Sunday Book Review -Love Letters from Montmartre: A Novel by Nicolas Barreau

My Sunday Book Review is for a beautiful and heartfelt book – Love Letters from Montmartre by Nicolas Barreau.

For fans of Nina George, Elena Ferrante, and Valentina Cebeni, a charming, uplifting novel about a man who sets out to fulfil his dead wife’s last wish.
 
Julien Azouly, the famous French writer of beautiful romance novels, has stopped believing in love. When his beloved wife, Hélène, dies at the age of thirty-three, leaving him alone to raise their young son, Arthur, he is so devastated that he loses faith in the happier side of life—and along with that his ability to write.
 
But Hélène was clever. Before her death, she made her husband promise to write her thirty-three letters, one for each year of her life. Six months after the funeral, Julien finds himself standing in the most famous cemetery in Paris, the painful first letter in his hand. Little does he know that something strange—and wonderful—is about to happen.
 
An ode to love, Paris, and joie de vivre, Love Letters from Montmartre brings the reader down narrow streets, past the cozy red bistro on Rue Gabrielle, and all the way to Montmartre cemetery with its beautiful stone angels, where we will discover the truth we all hope to find: that love is real, that miracles can happen and that—most of all—it’s never too late to rediscover your dreams. Empathetic and wise, this is the deeply profound yet very human story of a man who finds love just when he thinks all is lost.

x

We are introduced to Julien Azoulay in Montmartre, France as he stands visiting his young wife’s grave with their little boy Arthur. Julian speaks in first person point of view as he tells his story; and the author uses epistolary writing style for Julien’s communication in the thirty-three letters to his wife Helene who had requested he write to her after she dies- one letter for every year of her life.

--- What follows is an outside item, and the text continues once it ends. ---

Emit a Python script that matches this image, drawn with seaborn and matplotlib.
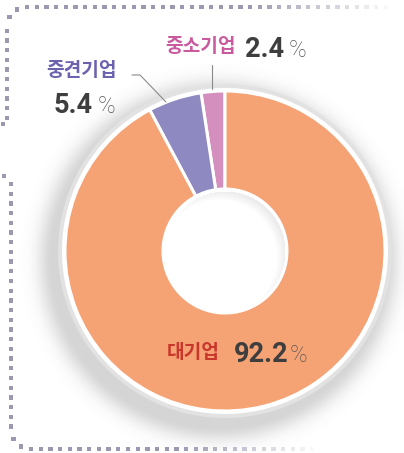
import numpy as np
import matplotlib
matplotlib.use("Agg")
import matplotlib.pyplot as plt
from matplotlib.patches import Circle
import seaborn as sns

# Company-size shares (%)
categories = ["중소기업", "중견기업", "대기업"]
shares = [2.4, 5.4, 92.2]
value_labels = ["2.4", "5.4", "92.2"]

sns.set_theme(style="white")
plt.rcParams["font.family"] = ["Noto Sans CJK KR", "DejaVu Sans"]

W, H = 404, 453
fig = plt.figure(figsize=(W / 100, H / 100), dpi=100)
ax = fig.add_axes([0, 0, 1, 1])
ax.set_facecolor("white")

palette = sns.color_palette(["#D48FBE", "#8F89C2", "#F5A274"])
label_colors = ["#C95A9E", "#6B62B0", "#C9372C"]

cx, cy = 225, H - 251
r_out, r_in = 160, 62


def sy(y):
    return H - y


# soft drop shadow under the ring (offset down-left)
yy, xx = np.mgrid[0:H, 0:W]
d = np.hypot(xx - (cx - 7), (H - yy) - (cy - 9))
alpha = np.where(d < 165, 0.30, 0.30 * np.exp(-((d - 165) / 16.0) ** 2))
shadow = np.zeros((H, W, 4))
shadow[..., :3] = 0.45
shadow[..., 3] = alpha
ax.imshow(shadow, extent=(0, W, 0, H), origin="upper", zorder=1, interpolation="bilinear")

# outer grey rim with a white gap
ax.add_patch(Circle((cx, cy), 167, color="#E2E2E2", zorder=2, lw=0))
ax.add_patch(Circle((cx, cy), 163, color="white", zorder=3, lw=0))

ax.pie(shares, colors=palette, startangle=90, counterclock=True,
       radius=r_out, center=(cx, cy),
       wedgeprops=dict(width=r_out - r_in, edgecolor="white", linewidth=2.2),
       frame=True)
for p in ax.patches[-3:]:
    p.set_zorder(4)

# white hole with a faint inner shadow toward the upper right
ax.add_patch(Circle((cx, cy), r_in - 1, color="white", zorder=5, lw=0))
d_in = np.hypot(xx - cx, (H - yy) - cy)
d_off = np.hypot(xx - (cx - 6), (H - yy) - (cy - 6))
a_in = np.where(d_in < r_in - 2, 0.11 * np.clip((d_off - 57) / 10.0, 0, 1), 0)
inner = np.zeros((H, W, 4))
inner[..., :3] = 0.3
inner[..., 3] = a_in
ax.imshow(inner, extent=(0, W, 0, H), origin="upper", zorder=6, interpolation="bilinear")

# leader lines
ax.plot([212, 212], [sy(65), sy(89)], color="#8A8A8A", lw=0.8, zorder=7)
ax.plot([132, 140, 166], [sy(75), sy(75), sy(102)], color="#8A8A8A", lw=0.8, zorder=7)

num_color = "#3E3E3E"
pct_color = "#555555"
kfs, nfs, pfs = 13.8, 19.5, 17
num_family = ["Roboto", "DejaVu Sans"]


def value_text(x, y, label, px):
    ax.text(x, sy(y), label, color=num_color, fontsize=nfs, family=num_family,
            fontweight="bold", ha="left", va="baseline", zorder=8)
    ax.text(px, sy(y), "%", color=pct_color, fontsize=pfs, family=num_family,
            fontweight="light", ha="left", va="baseline", zorder=8)


# 중소기업
ax.text(165, sy(46), categories[0], color=label_colors[0], fontsize=kfs,
        fontweight="bold", ha="left", va="center", zorder=8)
value_text(245, 57, value_labels[0], 289)

# 중견기업
ax.text(46, sy(71), categories[1], color=label_colors[1], fontsize=kfs,
        fontweight="bold", ha="left", va="center", zorder=8)
value_text(54, 113, value_labels[1], 98)

# 대기업
ax.text(167, sy(352), categories[2], color=label_colors[2], fontsize=kfs,
        fontweight="bold", ha="left", va="center", zorder=8)
value_text(234, 362, value_labels[2], 290)


# dotted decorative frame
def dotted(points, fade_from=None, fade_to=None):
    pts = np.array(points)
    al = np.ones(len(pts))
    if fade_from is not None:
        al = np.clip(1 - (pts[:, 0] - fade_from) / (fade_to - fade_from), 0, 1)
    cols = np.zeros((len(pts), 4))
    cols[:, :3] = np.array([150, 148, 172]) / 255
    cols[:, 3] = al * 0.95
    ax.scatter(pts[:, 0], H - pts[:, 1], s=10, marker="s", c=cols,
               linewidths=0, zorder=9)


step = 9.7
# upper-left piece
rc = 20
c1 = (7 + rc, 7 + rc)
pts = [(3, 124)]
for y in np.arange(118, c1[1], -step):
    pts.append((7, y))
for t in np.linspace(np.pi, 1.5 * np.pi, 4)[1:-1]:
    pts.append((c1[0] + rc * np.cos(t), c1[1] + rc * np.sin(t)))
for x in np.arange(c1[0], 395, step):
    pts.append((x, 7))
dotted(pts, fade_from=250, fade_to=395)

# lower-left piece
c2 = (11 + rc, 449 - rc)
pts = [(4, 176)]
for y in np.arange(184, c2[1], step):
    pts.append((11, y))
for t in np.linspace(np.pi, 0.5 * np.pi, 4)[1:-1]:
    pts.append((c2[0] + rc * np.cos(t), c2[1] + rc * np.sin(t)))
for x in np.arange(c2[0], 320, step):
    pts.append((x, 449))
dotted(pts, fade_from=180, fade_to=320)

ax.set_xlim(0, W)
ax.set_ylim(0, H)
ax.set_aspect("equal")
ax.axis("off")
fig.savefig("out.png", dpi=100, facecolor="white")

But it’s been six months now and he can’t bring himself to write anything because he is so broken, but he also has promised a book delivery date for his publisher, which is now already one year late. Julien’s dilemma about writing to his wife – “How do you write to a person you loved more than everything, but who no longer exists?” And with his grief-stricken writer’s block he has nothing in him to write a comedy novel for his publisher.

Julien is drowning in grief and doesn’t see the point of writing letters to his beloved that she will never get to read. But she promised him she will be able to read them, and after he writes them all, something wonderful will happen in his life.

Julien finally asserts himself to write that first letter of heartfelt sadness, filling Helene in on their little boy’s life and how much better his son is adjusting, better than himself, as Arthur is okay knowing his mom is now an angel, despite the many dreams he has of her. Julien feels like the love of his life was ripped from him, and that everything else now in his life feels like pretend. I felt that.

One day while visiting Helene’s grave, Julien meets Sophie who is a sculptor who fixes damaged gravestones. Julien learns a lot about life and death from their coincidental meetings. Julien’s friendship with his wife’s best friend, Catherine, develops too. Catherine has been kind enough to help out with little Arthur, but steeped in her own grief over the loss of her best friend, the two avoid each other until one day when they fall apart with each other and their loneliness catches up with them. In the aftermath, the guilt Julien feels as though he betrayed his wife, leads him into visiting her grave and asking for a sign of forgiveness. Meanwhile, Catherine is harboring secret attraction to Julien.

Julien has been hiding his letters to his wife in a secret opening in her gravestone. One day he visits and goes to add another letter to the secret spot, and finds they’re all gone. Julien becomes consumed with how this could be. In this moment he becomes a believer. “The fact that someone dies doesn’t mean they aren’t here.”

The mystery of the missing letters has Julien wondering who could be taking, reading the letters, and leaving objects of poetry, songs, and love quotes in their place for him to find. Julien keeps busy with his son, his letters and visiting Helene’s grave often. All the while he, and us the readers, are wondering who is taking his letters. Julien doesn’t figure this out until the end of the book.

Through the gifts left to him and some surprising other incidents that occurred in Julien’s life, in between letters, he is learning that he does hunger for love more than he wants to remain a depressed and broken person. And through his time of writing those letters, he met new people, which Helene knew would ultimately bring her Julien happiness once again.

Julien had once seen a beautiful inscription in a slab of stone inscribed with “We will have each other again, like once in May. But until then, I will live and love.” He remembered that epitaph from time to time, and eventually learns how to find peace in that statement.

This quote hit home with me:

Quote: “It feels strange to go everywhere on my own now. And mainly, to leave alone.”